I ask the man at the train ticket desk in Milan for a ticket on the tilting train to Zurich. The tilting train is fast and sleek. I’ve had to go to three different lines to get this train ticket because I want to buy it a day or two ahead of time so it won’t sell out.

When I finally get through the third line and purchase the ticket I am a happy girl. Until I realize that instead of the sleek, tilting train, I have gotten the “Slow boat to China train”. The sheer number of lines I would need to transit in order to rectify this is more than I can bear, and at this moment I am clutching a ticket for 4 to Zurich so we can go home. I shrug my shoulders and think – It’s an adventure!

The Milan train station has numerous levels and the only difference between it and Dante’s hell is the temperature. It’s like a gigantic open barn, only colder and wetter. It’s also undergoing a renovation. An idea whose time came right after it was built. There are pigeons galore who must be kicking themselves if they flew in to get out of the cold and wet. I’m not sure even they can find their way out.

While we wait for the train to Zurich, an older couple pulls their luggage up next to us. They are Americans, headed for Venice. The girls and I are watching the departure board for the gate to our train. Italian departure and arrival boards are retro, old school, cool. They make a little flipping noise as the numbers and letters whir around. The girls are fascinated, as am I. The one in Milan comes with a added bonus. Something is wrong with the wiring or software so that the first 3 entries on the left are always misspelled. Bergamo becomes Berfalo. Turino becomes Trhnno. You get the idea…. This takes place in between teasing Sweetie man about his habit of calling Venezia (ve-neht-zia) – Vi-nizt-a.

The woman of the older couple walks away in her bright blue rain jacket, her red hat and red rain boots. I watch her husband get progressively agitated as the time for their train gets closer and she doesn’t reappear. He asks me to watch for her as he starts making a sweep through the station. He comes back, still alone. I hand him my cell phone and ask if he wants to call her, but it’s an international phone and I can’t make it work. We actually have to leave without knowing if they find each other. They make a lasting impression these two. As you can see I am still thinking about them.

At this point I have led our merry band of travelers across a good sized swath of Italy and I am tired. Not cranky tired, deer in the headlights tired. I think my Sweetie senses this and he immediately jumps in to help. He’s ridden a fine line for sure because he’s usually the take charge guy (no really!) in his world. Because it’s my birthday and because it’s my “trip I’ve been planning for years” he’s been very accommodating. I’ll explain this heroism here shortly.
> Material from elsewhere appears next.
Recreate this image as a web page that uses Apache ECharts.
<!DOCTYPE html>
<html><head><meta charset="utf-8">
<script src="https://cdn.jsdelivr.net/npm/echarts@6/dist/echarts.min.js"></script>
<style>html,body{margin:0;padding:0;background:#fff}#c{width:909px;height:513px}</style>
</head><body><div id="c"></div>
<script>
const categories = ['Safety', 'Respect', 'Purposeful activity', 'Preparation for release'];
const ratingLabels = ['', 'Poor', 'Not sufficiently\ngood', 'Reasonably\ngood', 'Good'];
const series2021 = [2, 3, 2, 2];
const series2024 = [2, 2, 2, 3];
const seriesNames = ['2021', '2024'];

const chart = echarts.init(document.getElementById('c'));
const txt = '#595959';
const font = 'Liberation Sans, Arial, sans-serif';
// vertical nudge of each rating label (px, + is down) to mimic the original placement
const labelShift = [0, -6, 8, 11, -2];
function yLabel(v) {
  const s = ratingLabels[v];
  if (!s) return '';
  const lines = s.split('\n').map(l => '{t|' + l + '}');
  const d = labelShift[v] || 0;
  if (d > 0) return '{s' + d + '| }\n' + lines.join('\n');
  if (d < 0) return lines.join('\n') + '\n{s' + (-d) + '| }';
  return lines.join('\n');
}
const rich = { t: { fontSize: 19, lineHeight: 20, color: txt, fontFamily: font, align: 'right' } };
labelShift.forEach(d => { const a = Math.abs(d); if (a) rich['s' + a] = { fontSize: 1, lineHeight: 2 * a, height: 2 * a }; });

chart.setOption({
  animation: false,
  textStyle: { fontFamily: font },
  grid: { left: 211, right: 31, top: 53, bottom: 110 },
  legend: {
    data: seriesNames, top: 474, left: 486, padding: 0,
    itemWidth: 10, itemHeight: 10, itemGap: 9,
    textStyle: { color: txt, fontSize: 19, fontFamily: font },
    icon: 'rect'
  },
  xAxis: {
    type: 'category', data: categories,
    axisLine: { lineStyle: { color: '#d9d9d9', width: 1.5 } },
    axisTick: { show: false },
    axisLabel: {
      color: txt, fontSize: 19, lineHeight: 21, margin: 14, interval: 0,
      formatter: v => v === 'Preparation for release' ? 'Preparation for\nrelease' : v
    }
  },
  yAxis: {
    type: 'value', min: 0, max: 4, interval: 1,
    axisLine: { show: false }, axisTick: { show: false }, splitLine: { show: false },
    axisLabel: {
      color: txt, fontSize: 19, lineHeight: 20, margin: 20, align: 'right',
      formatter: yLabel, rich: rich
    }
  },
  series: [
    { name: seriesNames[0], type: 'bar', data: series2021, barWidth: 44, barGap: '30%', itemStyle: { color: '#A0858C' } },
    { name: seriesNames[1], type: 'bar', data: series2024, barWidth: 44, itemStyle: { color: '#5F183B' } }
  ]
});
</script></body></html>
We ride the train up to Zurich through the Alps. The last time I tried that was on a filthy train that had no heat. You want heat when traveling through the Alps. Trust me on that one. Even though this is not the tilting train, it’s still lovely. We roll through towns that would make Helga the Punisher homesick if she were real. I try, very hard, to take a picture of the lakes we pass through the window of the train. The results are uniformly bad.

We arrive in Zurich which again is unknown territory for me. I don’t speak German and unlike most of the places we visit, there are precious few English placards to explain what is what. I’ve counted on the famous Swiss engineering to make everything easy. I’m expecting a big sign with flashing lights and arrows pointing to the Irwin-Frack-Wexler destination HERE.
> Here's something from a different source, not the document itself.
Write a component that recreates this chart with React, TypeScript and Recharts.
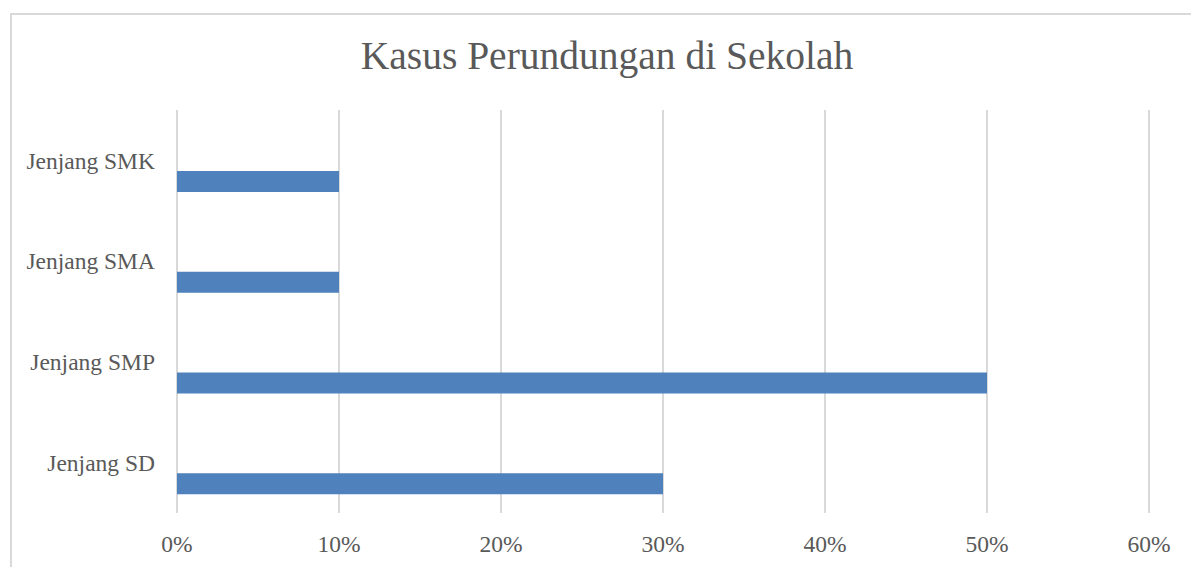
import React from 'react';
import { BarChart, Bar, XAxis, YAxis, CartesianGrid } from 'recharts';

const categories = ['Jenjang SD', 'Jenjang SMP', 'Jenjang SMA', 'Jenjang SMK'];
const values = [0.3, 0.5, 0.1, 0.1];
const xTicks = [0, 0.1, 0.2, 0.3, 0.4, 0.5, 0.6];

// Excel draws the last category on top, so flip the order for recharts
const data = categories
  .map((name, i) => ({ name, empty1: null, empty2: null, value: values[i] }))
  .reverse();

const font = '"Liberation Serif", serif';
const textColor = '#595959';

export default function App() {
  return (
    <div style={{ position: 'fixed', left: 0, top: 0, width: 1191, height: 567, background: '#fff', overflow: 'hidden' }}>
      <div
        style={{
          position: 'absolute', left: 10, top: 13, width: 1200, height: 600,
          border: '2px solid #d9d9d9', boxSizing: 'border-box',
        }}
      />
      <div
        style={{
          position: 'absolute', left: 0, top: 32, width: 1214, textAlign: 'center',
          fontFamily: font, fontSize: 39.5, color: textColor, lineHeight: '48px',
        }}
      >
        Kasus Perundungan di Sekolah
      </div>
      <div style={{ position: 'absolute', left: 0, top: 0 }}>
        <BarChart
          width={1191}
          height={567}
          data={data}
          layout="vertical"
          margin={{ top: 110, right: 42, bottom: 14, left: 0 }}
          barCategoryGap={19}
          barGap={0}
        >
          <CartesianGrid horizontal={false} stroke="#d9d9d9" strokeWidth={2} />
          <XAxis
            type="number"
            domain={[0, 0.6]}
            ticks={xTicks}
            tickFormatter={(v: number) => `${Math.round(v * 100)}%`}
            axisLine={false}
            tickLine={false}
            height={40}
            tickMargin={16}
            tick={{ fontFamily: font, fontSize: 23.5, fill: textColor }}
            interval={0}
          />
          <YAxis
            type="category"
            dataKey="name"
            width={177}
            axisLine={false}
            tickLine={false}
            tickMargin={16}
            tick={{ fontFamily: font, fontSize: 23.5, fill: textColor }}
          />
          <Bar dataKey="empty1" fill="#4f81bd" isAnimationActive={false} />
          <Bar dataKey="empty2" fill="#4f81bd" isAnimationActive={false} />
          <Bar dataKey="value" fill="#4f81bd" isAnimationActive={false} />
        </BarChart>
      </div>
    </div>
  );
}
Add to this Oldest has to pee really, really bad. Mind you she had her chance but didn’t want to use the train bathroom. It costs money to use the bathroom here, Swiss Franc money. We only have Euros money.

This is where my Sweetie swoops in for the rescue. He says – I’ll go find out what we need to do and I’ll come back. Which he does, after a few anxious moments, tickets (and Swiss Francs) in hand and instructions on where we need to go. He has, at this moment, the shiniest armor of any knight I’ve ever seen. We get on another train out to the Flughof. How can anyone say they are going to the Flughof with a straight face is beyond me. Flughof is German for airport. It’s almost as funny as Einfahrt which means arriving or entering. Let me tell you we have plenty of fun with that one at each train station when the announcements are made in German. But I digress….

We arrive at the Flughof and take the hotel shuttle to the Park Inn Zurich. We discover the Park Inn is a McDonald’s Hotel. Surprisingly the rooms are excellent. Clean and warm, with beds that raise and lower like a hospital bed. The shower looks like a futuristic transporter. Quite frankly I’m wishing we could go in, get clean and show up back in Portland without the hassle of flying. Sadly it’s just not that kind of shower.

Switzerland is expensive, even more than Italy with the bad Euro exchange. We decide to eat at McDonald’s because the kid’s are really keen to, and the hassle and expense of getting out and about is a damper. When the grand total comes it’s roughly 50 dollars for some burgers, fries and one beer. Talk about sticker shock. Shrug your shoulders with me people, “It’s an adventure!”

Off to bed with us, tomorrow is a looong day.